## WHAT THIS TASK INVOLVES
Stop at the line containing "const yTicks = [200, 100, 0, -100, -200, -300];": write out every line from the beginning of the entries up to and including it, minus the pictures.

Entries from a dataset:

——————

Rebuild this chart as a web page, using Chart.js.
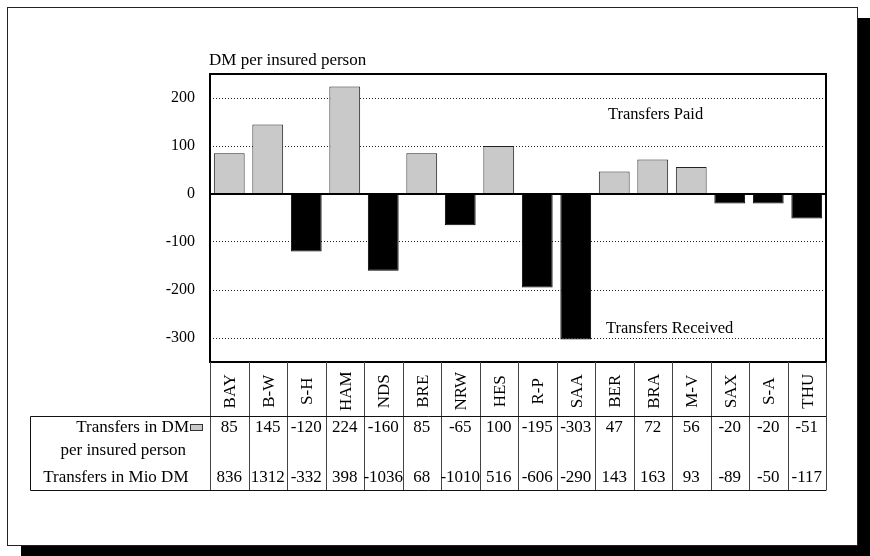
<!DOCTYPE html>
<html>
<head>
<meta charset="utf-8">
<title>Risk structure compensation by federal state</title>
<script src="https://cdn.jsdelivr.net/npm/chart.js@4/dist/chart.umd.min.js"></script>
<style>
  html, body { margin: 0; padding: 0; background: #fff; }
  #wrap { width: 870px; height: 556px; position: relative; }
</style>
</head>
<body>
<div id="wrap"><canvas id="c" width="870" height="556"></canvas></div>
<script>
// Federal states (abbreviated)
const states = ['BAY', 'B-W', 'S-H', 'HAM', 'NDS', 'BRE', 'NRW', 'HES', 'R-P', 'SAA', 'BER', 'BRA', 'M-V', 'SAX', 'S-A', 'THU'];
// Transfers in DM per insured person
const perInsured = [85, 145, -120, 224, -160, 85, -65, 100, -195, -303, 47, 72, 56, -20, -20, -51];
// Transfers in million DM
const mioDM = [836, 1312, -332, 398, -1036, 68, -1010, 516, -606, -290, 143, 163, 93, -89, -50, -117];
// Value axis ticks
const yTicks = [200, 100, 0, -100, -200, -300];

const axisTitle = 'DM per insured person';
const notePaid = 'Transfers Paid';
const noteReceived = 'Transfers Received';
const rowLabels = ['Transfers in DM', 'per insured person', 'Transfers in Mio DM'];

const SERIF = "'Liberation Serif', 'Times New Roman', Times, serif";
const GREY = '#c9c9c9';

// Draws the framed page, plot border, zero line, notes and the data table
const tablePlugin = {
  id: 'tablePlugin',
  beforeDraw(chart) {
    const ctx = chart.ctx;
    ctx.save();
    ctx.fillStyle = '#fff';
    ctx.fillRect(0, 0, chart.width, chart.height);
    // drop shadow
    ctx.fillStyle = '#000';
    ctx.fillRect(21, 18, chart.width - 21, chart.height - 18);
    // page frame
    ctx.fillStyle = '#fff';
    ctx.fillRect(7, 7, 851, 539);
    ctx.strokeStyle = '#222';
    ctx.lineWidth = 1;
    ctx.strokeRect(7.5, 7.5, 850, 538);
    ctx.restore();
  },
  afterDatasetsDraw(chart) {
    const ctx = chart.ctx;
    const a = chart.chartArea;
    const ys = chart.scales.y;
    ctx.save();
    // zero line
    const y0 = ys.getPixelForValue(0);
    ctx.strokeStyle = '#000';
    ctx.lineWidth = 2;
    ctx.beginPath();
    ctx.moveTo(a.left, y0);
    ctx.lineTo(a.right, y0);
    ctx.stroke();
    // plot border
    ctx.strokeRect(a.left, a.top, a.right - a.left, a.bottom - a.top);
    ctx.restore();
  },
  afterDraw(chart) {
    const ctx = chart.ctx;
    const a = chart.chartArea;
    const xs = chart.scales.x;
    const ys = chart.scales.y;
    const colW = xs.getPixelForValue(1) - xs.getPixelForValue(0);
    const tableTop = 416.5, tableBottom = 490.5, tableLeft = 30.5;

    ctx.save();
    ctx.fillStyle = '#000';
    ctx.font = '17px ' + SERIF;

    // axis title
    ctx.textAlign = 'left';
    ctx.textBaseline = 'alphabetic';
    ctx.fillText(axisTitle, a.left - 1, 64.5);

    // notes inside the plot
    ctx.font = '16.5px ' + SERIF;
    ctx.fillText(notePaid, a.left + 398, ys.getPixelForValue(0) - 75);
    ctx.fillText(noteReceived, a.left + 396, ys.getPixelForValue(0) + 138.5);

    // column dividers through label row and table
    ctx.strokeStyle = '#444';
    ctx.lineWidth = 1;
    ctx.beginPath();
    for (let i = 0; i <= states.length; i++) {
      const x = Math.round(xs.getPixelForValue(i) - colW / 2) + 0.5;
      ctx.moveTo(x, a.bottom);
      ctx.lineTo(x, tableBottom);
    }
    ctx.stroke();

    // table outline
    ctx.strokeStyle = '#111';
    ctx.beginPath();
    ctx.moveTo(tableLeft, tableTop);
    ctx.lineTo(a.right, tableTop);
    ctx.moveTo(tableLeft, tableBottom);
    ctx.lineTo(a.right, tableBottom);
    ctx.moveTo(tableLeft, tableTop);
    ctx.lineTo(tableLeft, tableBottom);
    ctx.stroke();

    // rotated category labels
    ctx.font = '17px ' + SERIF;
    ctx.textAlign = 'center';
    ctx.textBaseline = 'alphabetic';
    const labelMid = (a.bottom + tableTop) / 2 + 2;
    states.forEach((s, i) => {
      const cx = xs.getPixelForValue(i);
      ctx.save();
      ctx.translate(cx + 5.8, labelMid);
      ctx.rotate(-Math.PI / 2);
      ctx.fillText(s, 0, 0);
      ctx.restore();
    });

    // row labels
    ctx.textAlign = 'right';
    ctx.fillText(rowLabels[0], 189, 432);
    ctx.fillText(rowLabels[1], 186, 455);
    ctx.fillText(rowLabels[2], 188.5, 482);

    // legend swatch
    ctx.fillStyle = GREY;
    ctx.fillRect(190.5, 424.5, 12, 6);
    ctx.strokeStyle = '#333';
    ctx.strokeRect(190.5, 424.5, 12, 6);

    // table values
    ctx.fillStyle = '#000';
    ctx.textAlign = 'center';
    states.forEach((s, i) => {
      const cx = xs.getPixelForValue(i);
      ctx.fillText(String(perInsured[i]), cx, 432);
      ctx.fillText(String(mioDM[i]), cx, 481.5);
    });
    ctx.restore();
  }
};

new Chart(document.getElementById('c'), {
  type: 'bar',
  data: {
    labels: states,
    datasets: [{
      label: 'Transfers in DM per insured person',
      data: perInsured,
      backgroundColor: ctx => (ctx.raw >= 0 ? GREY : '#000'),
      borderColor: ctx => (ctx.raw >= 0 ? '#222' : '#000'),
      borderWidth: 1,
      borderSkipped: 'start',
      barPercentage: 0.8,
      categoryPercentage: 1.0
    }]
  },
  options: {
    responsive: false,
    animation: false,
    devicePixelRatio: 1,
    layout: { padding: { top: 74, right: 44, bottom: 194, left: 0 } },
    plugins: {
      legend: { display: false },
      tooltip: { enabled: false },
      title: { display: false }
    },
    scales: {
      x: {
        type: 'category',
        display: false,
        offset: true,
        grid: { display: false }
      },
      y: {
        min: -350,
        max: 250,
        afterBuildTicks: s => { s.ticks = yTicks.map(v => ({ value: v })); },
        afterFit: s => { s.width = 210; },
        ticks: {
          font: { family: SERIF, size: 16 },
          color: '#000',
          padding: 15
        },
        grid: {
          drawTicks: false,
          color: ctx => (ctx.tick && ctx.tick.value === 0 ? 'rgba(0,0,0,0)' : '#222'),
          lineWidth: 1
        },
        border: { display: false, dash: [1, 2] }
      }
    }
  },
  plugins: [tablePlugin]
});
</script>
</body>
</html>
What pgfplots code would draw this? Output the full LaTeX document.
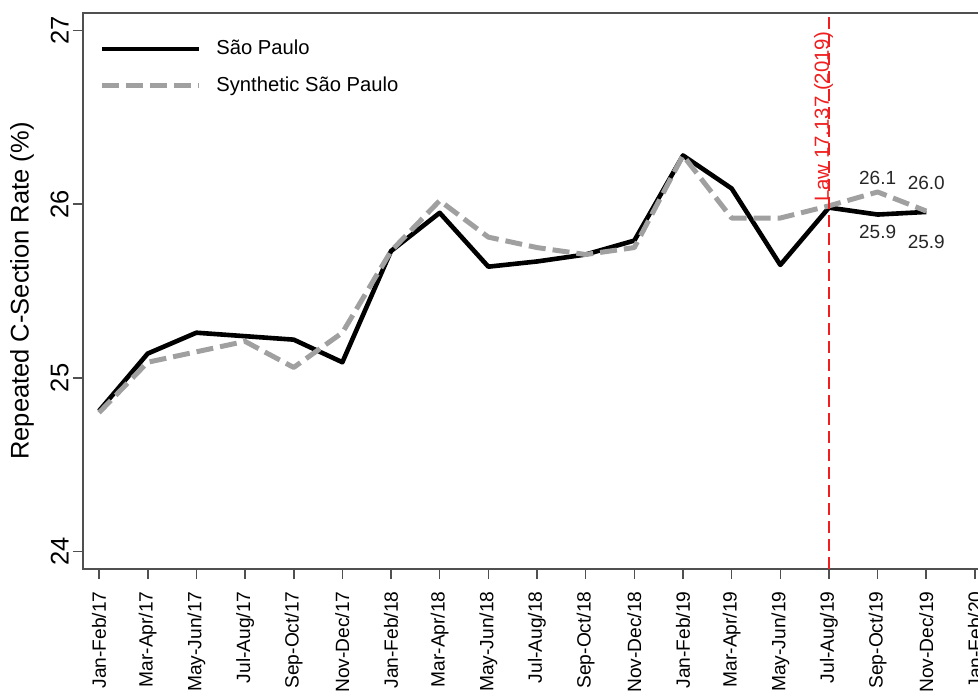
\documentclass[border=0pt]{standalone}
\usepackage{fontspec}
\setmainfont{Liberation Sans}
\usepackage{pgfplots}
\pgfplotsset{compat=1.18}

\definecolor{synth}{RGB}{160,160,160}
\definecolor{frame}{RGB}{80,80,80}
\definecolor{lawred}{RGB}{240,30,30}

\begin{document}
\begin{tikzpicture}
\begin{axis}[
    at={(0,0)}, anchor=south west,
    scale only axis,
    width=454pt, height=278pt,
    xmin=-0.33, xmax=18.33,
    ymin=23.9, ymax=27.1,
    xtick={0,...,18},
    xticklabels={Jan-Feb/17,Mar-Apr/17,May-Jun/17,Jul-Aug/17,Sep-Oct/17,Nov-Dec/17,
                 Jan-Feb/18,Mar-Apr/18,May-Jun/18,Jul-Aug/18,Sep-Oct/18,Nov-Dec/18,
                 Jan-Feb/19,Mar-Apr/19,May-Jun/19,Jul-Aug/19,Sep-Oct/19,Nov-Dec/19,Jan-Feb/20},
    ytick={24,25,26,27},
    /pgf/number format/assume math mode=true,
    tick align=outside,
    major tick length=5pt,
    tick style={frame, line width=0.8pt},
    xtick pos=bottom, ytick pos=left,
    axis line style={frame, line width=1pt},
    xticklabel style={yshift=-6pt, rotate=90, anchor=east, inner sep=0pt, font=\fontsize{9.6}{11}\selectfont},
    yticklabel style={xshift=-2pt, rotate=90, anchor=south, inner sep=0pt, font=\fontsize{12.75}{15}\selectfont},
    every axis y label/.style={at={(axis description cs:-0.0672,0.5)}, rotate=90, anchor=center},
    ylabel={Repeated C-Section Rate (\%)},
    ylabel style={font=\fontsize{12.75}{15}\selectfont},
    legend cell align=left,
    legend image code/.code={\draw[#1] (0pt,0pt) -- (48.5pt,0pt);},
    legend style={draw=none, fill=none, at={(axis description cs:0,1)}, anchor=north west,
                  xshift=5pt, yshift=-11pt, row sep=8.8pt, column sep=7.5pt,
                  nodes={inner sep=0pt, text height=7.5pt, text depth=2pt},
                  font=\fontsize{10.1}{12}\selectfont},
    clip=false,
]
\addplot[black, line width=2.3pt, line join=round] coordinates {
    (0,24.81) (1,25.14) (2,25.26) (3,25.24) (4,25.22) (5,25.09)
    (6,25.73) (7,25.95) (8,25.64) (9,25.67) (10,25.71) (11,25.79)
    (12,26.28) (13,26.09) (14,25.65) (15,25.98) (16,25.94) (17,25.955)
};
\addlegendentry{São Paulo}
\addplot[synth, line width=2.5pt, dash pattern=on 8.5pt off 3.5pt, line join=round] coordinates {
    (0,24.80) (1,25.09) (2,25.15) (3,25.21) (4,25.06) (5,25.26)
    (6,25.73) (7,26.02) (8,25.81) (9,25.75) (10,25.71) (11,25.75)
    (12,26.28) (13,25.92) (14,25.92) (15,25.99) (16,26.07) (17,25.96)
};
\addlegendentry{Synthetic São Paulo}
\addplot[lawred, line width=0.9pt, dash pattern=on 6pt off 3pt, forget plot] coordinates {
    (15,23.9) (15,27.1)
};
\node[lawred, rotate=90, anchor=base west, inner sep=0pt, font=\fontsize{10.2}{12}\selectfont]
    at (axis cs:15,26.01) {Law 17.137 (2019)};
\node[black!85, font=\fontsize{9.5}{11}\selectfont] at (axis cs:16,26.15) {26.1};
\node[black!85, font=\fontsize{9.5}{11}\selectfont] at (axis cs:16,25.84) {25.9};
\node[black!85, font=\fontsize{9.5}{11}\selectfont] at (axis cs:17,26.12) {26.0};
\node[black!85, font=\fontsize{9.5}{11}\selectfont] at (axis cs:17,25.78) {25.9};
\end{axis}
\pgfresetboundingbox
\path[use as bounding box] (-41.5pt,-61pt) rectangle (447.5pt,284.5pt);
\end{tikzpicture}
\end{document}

——————

## SOLUTION TO THE PROBLEM
Rebuild this chart as a web page, using Chart.js.
<!DOCTYPE html>
<html>
<head>
<meta charset="utf-8">
<title>Risk structure compensation by federal state</title>
<script src="https://cdn.jsdelivr.net/npm/chart.js@4/dist/chart.umd.min.js"></script>
<style>
  html, body { margin: 0; padding: 0; background: #fff; }
  #wrap { width: 870px; height: 556px; position: relative; }
</style>
</head>
<body>
<div id="wrap"><canvas id="c" width="870" height="556"></canvas></div>
<script>
// Federal states (abbreviated)
const states = ['BAY', 'B-W', 'S-H', 'HAM', 'NDS', 'BRE', 'NRW', 'HES', 'R-P', 'SAA', 'BER', 'BRA', 'M-V', 'SAX', 'S-A', 'THU'];
// Transfers in DM per insured person
const perInsured = [85, 145, -120, 224, -160, 85, -65, 100, -195, -303, 47, 72, 56, -20, -20, -51];
// Transfers in million DM
const mioDM = [836, 1312, -332, 398, -1036, 68, -1010, 516, -606, -290, 143, 163, 93, -89, -50, -117];
// Value axis ticks
const yTicks = [200, 100, 0, -100, -200, -300];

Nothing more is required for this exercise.